The Grech family at the Dardanelles, Turkey

Researched and Compiled by Graham Lee, 2010

The branch of the Grech family at the Dardanelles/Gallipoli almost certainly came from Malta but exactly when is not known. However, from the mid 19th century onwards they were settled in the area involved in shipping and consular duties.

Henriette (Hettie) Beatrice Grech (1902-1983) and her brother Richard Grech (died c. 1976) were the children of Alfred Charles Grech and Marie Westbury (died c. 1952). Neither Hettie nor Richard married. Alfred Charles Grech later abandoned his wife and family and is buried in Istanbul.

Alfred R. Grech was born at the Dardanelles on 14 August 1864. He is listed as steamship and insurance agent, owner of salvage steamers and tenders, and was appointed consular agent for the USA at the Dardanelles in November 1908. He appears to have continued in this post, or as vice-consul, through 1912 and 1914.

A title deed in Turkish dated 1930 suggests that Alfred Grech had 4 brothers and sisters: Vensan (?), William, Elizabeth, and Beatrice. Hettie Grech, the last in the line, inherited all the property of her Grech predecessors at the Dardanelles.

In 1891, the owners of the tug “Harlequin” are listed as “Richard Grech, Hastings & Dardanelles” and as “Alfred, William and Richard A. Grech, Dardanelles” in 1896. The vessel, originally the “Shannon”, was launched in 1885 and broken up at Istanbul in 1927. (www.tynetugs.co.uk)

In the town of Gallipoli, William Grech was British vice-consul from 1900 to 1914 and consular agent for Italy in 1914.

Elizabeth Grech, born in 1872 at the Dardanelles, was located in Hastings, England in 1901, according to English census records.

Hettie Grech also had an uncle, Alfred Anthony Grech, with a boat repair yard at the Dardanelles.

A grave in the French cemetery at Chanak (Canakkale) is inscribed “RIP in loving memory of our darling children... Marie ... ni Emmanuel, Marie A ... Albert Grech, also our beloved brother Emmanuel Grech.” (postcard below)

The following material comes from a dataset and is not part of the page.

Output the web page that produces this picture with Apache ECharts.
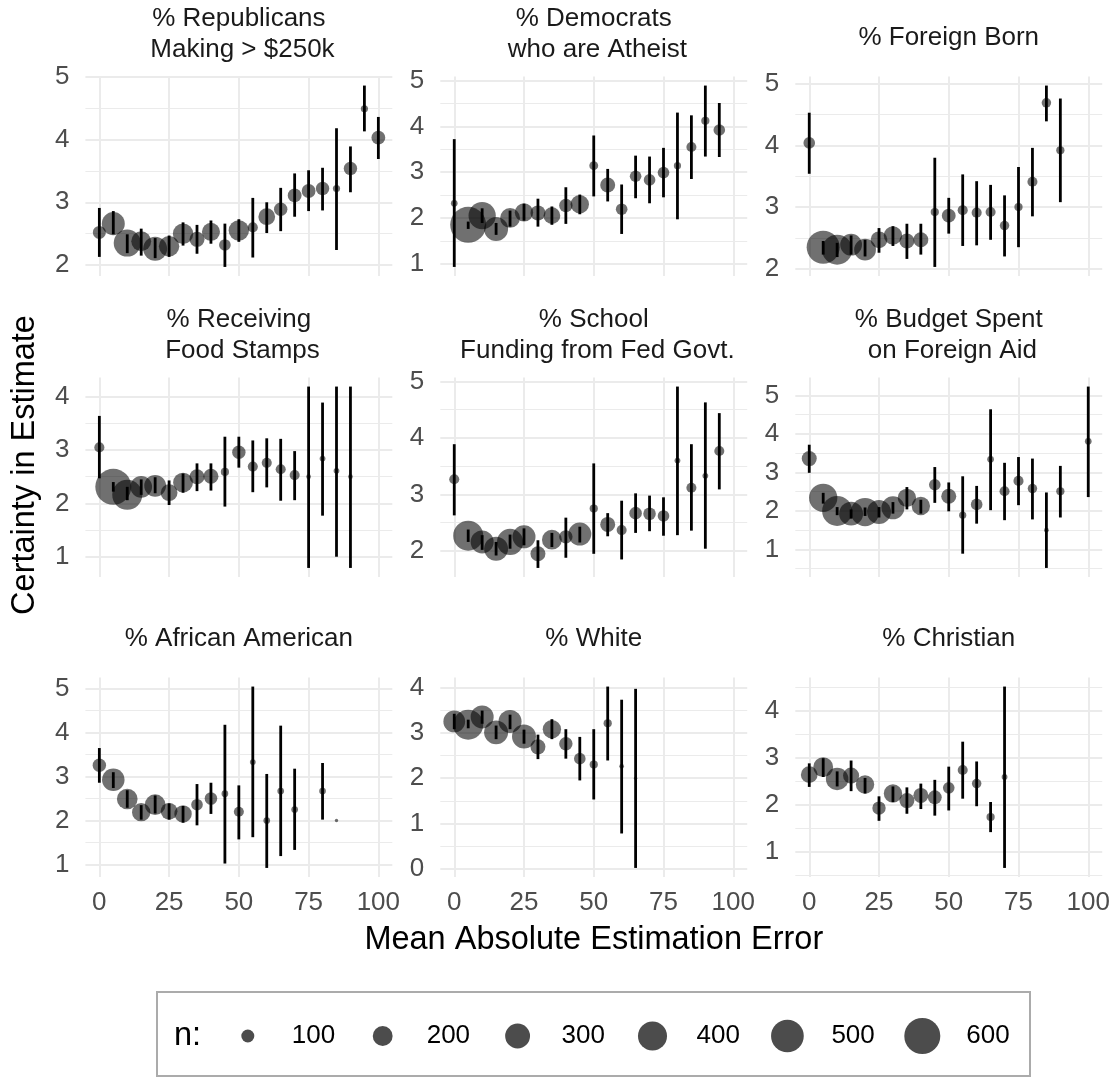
<!DOCTYPE html>
<html><head><meta charset="utf-8">
<script src="https://cdn.jsdelivr.net/npm/echarts@6/dist/echarts.min.js"></script>
<style>html,body{margin:0;padding:0;background:#fff}#c{width:1113px;height:1080px}</style>
</head><body><div id="c"></div>
<script>
// ---- data: rows are [x (mean abs. error bin), mean certainty, lower CI, upper CI, n] ----
const rep250k = [[0,2.52,2.13,2.91,100],[5,2.66,2.49,2.86,260],[10,2.35,2.19,2.49,350],[15,2.38,2.15,2.58,200],[20,2.26,2.11,2.43,280],[25,2.30,2.13,2.47,210],[30,2.50,2.31,2.68,210],[35,2.41,2.18,2.64,125],[40,2.53,2.34,2.71,170],[45,2.32,1.97,2.66,85],[50,2.55,2.37,2.73,210],[55,2.60,2.12,3.07,70],[60,2.77,2.51,3.00,150],[65,2.89,2.54,3.23,105],[70,3.11,2.77,3.46,110],[75,3.18,2.86,3.51,110],[80,3.22,2.87,3.55,105],[85,3.22,2.24,4.18,48],[90,3.54,3.16,3.89,105],[95,4.49,4.13,4.86,48],[100,4.03,3.69,4.36,110]];
const demAtheist = [[0,2.32,0.93,3.72,45],[5,1.85,1.76,1.92,600],[10,2.05,1.89,2.21,355],[15,1.76,1.63,1.89,280],[20,2.00,1.81,2.16,200],[25,2.12,1.94,2.31,175],[30,2.11,1.81,2.42,125],[35,2.05,1.85,2.25,150],[40,2.27,1.87,2.67,105],[45,2.30,2.08,2.51,175],[50,3.14,2.47,3.80,60],[55,2.72,2.36,3.07,125],[60,2.19,1.65,2.73,85],[65,2.91,2.43,3.36,85],[70,2.83,2.32,3.34,85],[75,2.99,2.45,3.53,85],[80,3.14,1.97,4.30,48],[85,3.55,2.85,4.24,70],[90,4.12,3.34,4.89,55],[95,3.92,3.33,4.51,85]];
const foreignBorn = [[0,4.04,3.54,4.53,85],[5,2.35,2.23,2.45,510],[10,2.31,2.19,2.42,425],[15,2.39,2.23,2.54,235],[20,2.31,2.20,2.47,235],[25,2.47,2.26,2.66,150],[30,2.54,2.37,2.69,175],[35,2.45,2.16,2.73,125],[40,2.47,2.23,2.73,125],[45,2.92,2.03,3.80,55],[50,2.86,2.57,3.15,110],[55,2.95,2.37,3.53,70],[60,2.91,2.38,3.42,70],[65,2.92,2.47,3.36,70],[70,2.70,2.20,3.19,65],[75,3.00,2.35,3.65,55],[80,3.41,2.85,3.96,70],[85,4.69,4.39,4.97,65],[90,3.92,3.08,4.76,55]];
const foodStamps = [[0,3.05,2.47,3.64,70],[5,2.31,2.22,2.40,600],[10,2.16,2.06,2.31,425],[15,2.31,2.16,2.45,235],[20,2.33,2.19,2.49,235],[25,2.20,1.97,2.43,150],[30,2.39,2.20,2.56,200],[35,2.50,2.23,2.75,125],[40,2.51,2.24,2.75,125],[45,2.59,1.94,3.25,55],[50,2.96,2.67,3.25,105],[55,2.69,2.21,3.18,70],[60,2.76,2.30,3.22,70],[65,2.64,2.05,3.21,70],[70,2.53,2.06,2.98,70],[75,2.50,0.79,4.19,35],[80,2.84,1.77,3.89,40],[85,2.61,1.00,4.19,40],[90,2.50,0.79,4.19,35]];
const schoolFunding = [[0,3.27,2.63,3.89,70],[5,2.27,2.16,2.38,425],[10,2.16,2.02,2.28,260],[15,2.04,1.92,2.16,280],[20,2.16,2.04,2.29,330],[25,2.25,2.10,2.40,260],[30,1.95,1.70,2.19,125],[35,2.20,2.07,2.32,200],[40,2.25,1.88,2.59,105],[45,2.30,2.15,2.43,260],[50,2.75,1.95,3.55,55],[55,2.47,2.26,2.67,125],[60,2.37,1.85,2.89,70],[65,2.67,2.32,3.02,95],[70,2.66,2.35,2.98,95],[75,2.62,2.27,2.95,85],[80,3.60,2.28,4.91,40],[85,3.12,2.36,3.89,70],[90,3.33,2.04,4.63,40],[95,3.77,3.09,4.44,70]];
const foreignAid = [[0,3.36,2.99,3.72,125],[5,2.34,2.19,2.47,380],[10,2.00,1.89,2.10,425],[15,1.93,1.80,2.04,280],[20,1.97,1.87,2.09,380],[25,1.97,1.83,2.10,280],[30,2.08,1.93,2.23,260],[35,2.34,2.04,2.62,175],[40,2.13,1.93,2.29,175],[45,2.68,2.21,3.14,85],[50,2.38,1.99,2.74,125],[55,1.89,0.89,2.90,48],[60,2.17,1.67,2.65,85],[65,3.34,2.02,4.64,45],[70,2.51,1.76,3.25,70],[75,2.78,2.15,3.40,70],[80,2.58,1.78,3.36,65],[85,1.50,0.52,2.48,35],[90,2.51,1.83,3.17,55],[100,3.81,2.36,5.23,45]];
const africanAmerican = [[0,3.26,2.86,3.65,105],[5,2.93,2.74,3.10,250],[10,2.49,2.29,2.69,215],[15,2.19,2.02,2.35,175],[20,2.36,2.16,2.57,215],[25,2.21,2.02,2.39,150],[30,2.15,1.95,2.33,160],[35,2.36,1.89,2.83,85],[40,2.50,2.15,2.86,95],[45,2.61,1.02,4.18,45],[50,2.20,1.57,2.80,70],[55,3.33,1.62,5.05,40],[60,2.00,0.92,3.06,45],[65,2.67,1.19,4.16,45],[70,2.25,1.33,3.18,45],[80,2.67,2.02,3.31,45],[85,2.00,2.00,2.00,30]];
const white = [[0,3.25,3.08,3.42,235],[5,3.18,3.10,3.29,425],[10,3.35,3.20,3.49,260],[15,3.01,2.86,3.16,280],[20,3.25,3.08,3.40,260],[25,2.92,2.76,3.07,280],[30,2.69,2.42,2.96,125],[35,3.08,2.86,3.30,175],[40,2.76,2.43,3.08,105],[45,2.43,1.95,2.91,85],[50,2.30,1.53,3.08,55],[55,3.21,2.39,4.02,55],[60,2.26,0.78,3.73,35],[65,2.00,0.02,3.97,30]];
const christian = [[0,2.64,2.38,2.88,150],[5,2.80,2.59,2.99,200],[10,2.55,2.39,2.71,250],[15,2.62,2.29,2.94,140],[20,2.43,2.24,2.57,175],[25,1.93,1.66,2.18,105],[30,2.24,2.06,2.39,175],[35,2.09,1.81,2.37,125],[40,2.20,1.91,2.45,125],[45,2.16,1.77,2.53,110],[50,2.36,1.88,2.81,85],[55,2.74,2.13,3.34,70],[60,2.45,1.97,2.92,65],[65,1.74,1.42,2.06,55],[70,2.59,0.66,4.51,40]];

const panelTitles = ["% Republicans\n Making > $250k", "% Democrats\n who are Atheist", "% Foreign Born",
  "% Receiving\n Food Stamps", "% School\n Funding from Fed Govt.", "% Budget Spent\n on Foreign Aid",
  "% African American", "% White", "% Christian"];
const xTicks = [0, 25, 50, 75, 100];
const legendN = [100, 200, 300, 400, 500, 600];
const xTitle = "Mean Absolute Estimation Error";
const yTitle = "Certainty in Estimate";
const legendTitle = "n:";

// ---- layout / style ----
const FONT = '"Liberation Sans", Arial, Helvetica, sans-serif';
const colLeft = [85.4, 440.3, 795.3], panelW = 306.9;
const rowTop = [76.5, 377.5, 677.5], panelH = 199.5;
const TICK_FS = 26, STRIP_FS = 26, TITLE_FS = 32.5;
const GRID_COL = '#EBEBEB';
// size scale: diameter^2 linear in n (area scale)
function sizeOf(n) {
  const d0 = 13, d1 = 36, n0 = 100, n1 = 600;
  const a = d0 * d0 + (n - n0) * (d1 * d1 - d0 * d0) / (n1 - n0);
  return Math.sqrt(Math.max(a, 9));
}

const panels = [rep250k, demAtheist, foreignBorn, foodStamps, schoolFunding, foreignAid, africanAmerican, white, christian];
const grids = [], xAxes = [], yMajor = [], yMinor = [], series = [], titles = [];

panels.forEach((rows, i) => {
  const r = Math.floor(i / 3), c = i % 3;
  grids.push({left: colLeft[c], top: rowTop[r], width: panelW, height: panelH, containLabel: false, outerBoundsMode: 'none'});
  let lo = Infinity, hi = -Infinity;
  rows.forEach(d => { lo = Math.min(lo, d[1], d[2]); hi = Math.max(hi, d[1], d[3]); });
  const pad = (hi - lo) * 0.05, ymin = lo - pad, ymax = hi + pad;
  const majors = [], minors = [];
  for (let v = Math.ceil(ymin); v <= ymax; v++) majors.push(v);
  for (let v = Math.floor(ymin) + 0.5; v <= ymax; v++) if (v >= ymin) minors.push(v);

  xAxes.push({
    type: 'value', gridIndex: i, min: -5, max: 105,
    axisLine: {show: false},
    axisTick: {show: false, customValues: xTicks},
    axisLabel: {show: r === 2, customValues: xTicks, fontFamily: FONT, fontSize: TICK_FS, color: '#4D4D4D', margin: 13},
    splitLine: {show: true, lineStyle: {color: GRID_COL, width: 2}}
  });
  yMajor.push({
    type: 'value', gridIndex: i, min: ymin, max: ymax,
    axisLine: {show: false},
    axisTick: {show: false, customValues: majors},
    axisLabel: {customValues: majors, fontFamily: FONT, fontSize: TICK_FS, color: '#4D4D4D', margin: 16},
    splitLine: {show: true, lineStyle: {color: GRID_COL, width: 2}}
  });
  yMinor.push({
    type: 'value', gridIndex: i, min: ymin, max: ymax, position: 'left',
    axisLine: {show: false},
    axisTick: {show: false, customValues: minors},
    axisLabel: {show: false},
    splitLine: {show: true, lineStyle: {color: GRID_COL, width: 1.2}}
  });

  series.push({
    type: 'scatter', xAxisIndex: i, yAxisIndex: i, z: 2,
    data: rows.map(d => [d[0], d[1], d[4]]),
    symbolSize: v => sizeOf(v[2]),
    itemStyle: {color: 'rgba(0,0,0,0.7)'},
    emphasis: {disabled: true}, silent: true
  });
  series.push({
    type: 'custom', xAxisIndex: i, yAxisIndex: i, z: 3, silent: true,
    data: rows,
    encode: {x: 0, y: [2, 3]},
    renderItem: (params, api) => {
      const p1 = api.coord([api.value(0), api.value(2)]);
      const p2 = api.coord([api.value(0), api.value(3)]);
      return {type: 'line', shape: {x1: p1[0], y1: p1[1], x2: p2[0], y2: p2[1]},
              style: {stroke: '#000', lineWidth: 2.8}};
    }
  });

  const twoLines = panelTitles[i].indexOf('\n') >= 0;
  titles.push({
    text: panelTitles[i], left: colLeft[c] + panelW / 2, top: rowTop[r] - (twoLines ? 42 : 39),
    textAlign: 'center', textVerticalAlign: 'middle', padding: 0,
    textStyle: {fontFamily: FONT, fontSize: STRIP_FS, fontWeight: 'normal', color: '#1A1A1A', lineHeight: 31}
  });
});

// legend (drawn as graphic, sizes from the same size scale)
const graphics = [];
graphics.push({type: 'rect', shape: {x: 157, y: 992, width: 873, height: 84},
  style: {fill: 'none', stroke: '#ABABAB', lineWidth: 2}, silent: true});
graphics.push({type: 'text', x: 174, y: 1036, style: {text: legendTitle, font: `${TITLE_FS}px ${FONT}`, fill: '#000', align: 'left', verticalAlign: 'middle'}});
legendN.forEach((n, k) => {
  const cx = 247.8 + k * 134.9;
  graphics.push({type: 'circle', shape: {cx: cx, cy: 1036, r: sizeOf(n) / 2}, style: {fill: 'rgba(0,0,0,0.7)'}, silent: true});
  graphics.push({type: 'text', x: cx + 44, y: 1036, style: {text: String(n), font: `${TICK_FS}px ${FONT}`, fill: '#000', align: 'left', verticalAlign: 'middle'}});
});
// axis titles
graphics.push({type: 'text', x: 593.8, y: 940, style: {text: xTitle, font: `${TITLE_FS}px ${FONT}`, fill: '#000', align: 'center', verticalAlign: 'middle'}});
graphics.push({type: 'text', x: 25, y: 465, rotation: Math.PI / 2, style: {text: yTitle, font: `${TITLE_FS}px ${FONT}`, fill: '#000', align: 'center', verticalAlign: 'middle'}});

const chart = echarts.init(document.getElementById('c'), null, {renderer: 'canvas', width: 1113, height: 1080});
chart.setOption({
  backgroundColor: '#fff',
  animation: false,
  title: titles,
  grid: grids,
  xAxis: xAxes,
  yAxis: yMajor.concat(yMinor),
  series: series,
  graphic: graphics
});
</script></body></html>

Christmas postcard (front and back) from Marie and Albert to Beatrice Grech, Hastings, dated 1905.

Edward Grech was acting British consul at the Dardanelles in 1887. Perhaps he is the “E. Grech” who was agent at the Dardanelles for the “Levant Times and Shipping” gazette in 1869.

The most notable Grech in the Dardanelles was Vincent (S. E.) Grech, the “most prominent salvor in the area” who owned four salvage vessels. The full story of his contribution to the Lloyd’s shipping “Form of Salvage Agreement” can be read on the Lloyd’s website (“History. Salvage: Origins of Lloyd’s Form”). The first contract using the new Lloyd’s form was concluded with Vincent Grech in 1890. References to the Vincent Grech salvage company (document below) at the Dardanelles and Gallipoli can be found between 1890 and 1912, with Richard A. Grech (picture 3) as the Director. A small salvage tug named the “Vincent Grech” was acquired by the Royal Navy in Piraeus and operational during WWI. Tugs owned by the Vincent Grech Company, including the “Harlequin”, were active near Smyrna (Izmir) in 1906.

Letter headed “Vincent Grech’s British Salvage Company”, dated 1913, counter-signed by British vice-consul C.E.S. Palmer.



Christmas postcards to Richard A. Grech, London, dated 1908.


Christmas postcard from Edith Calvert, dated 1902.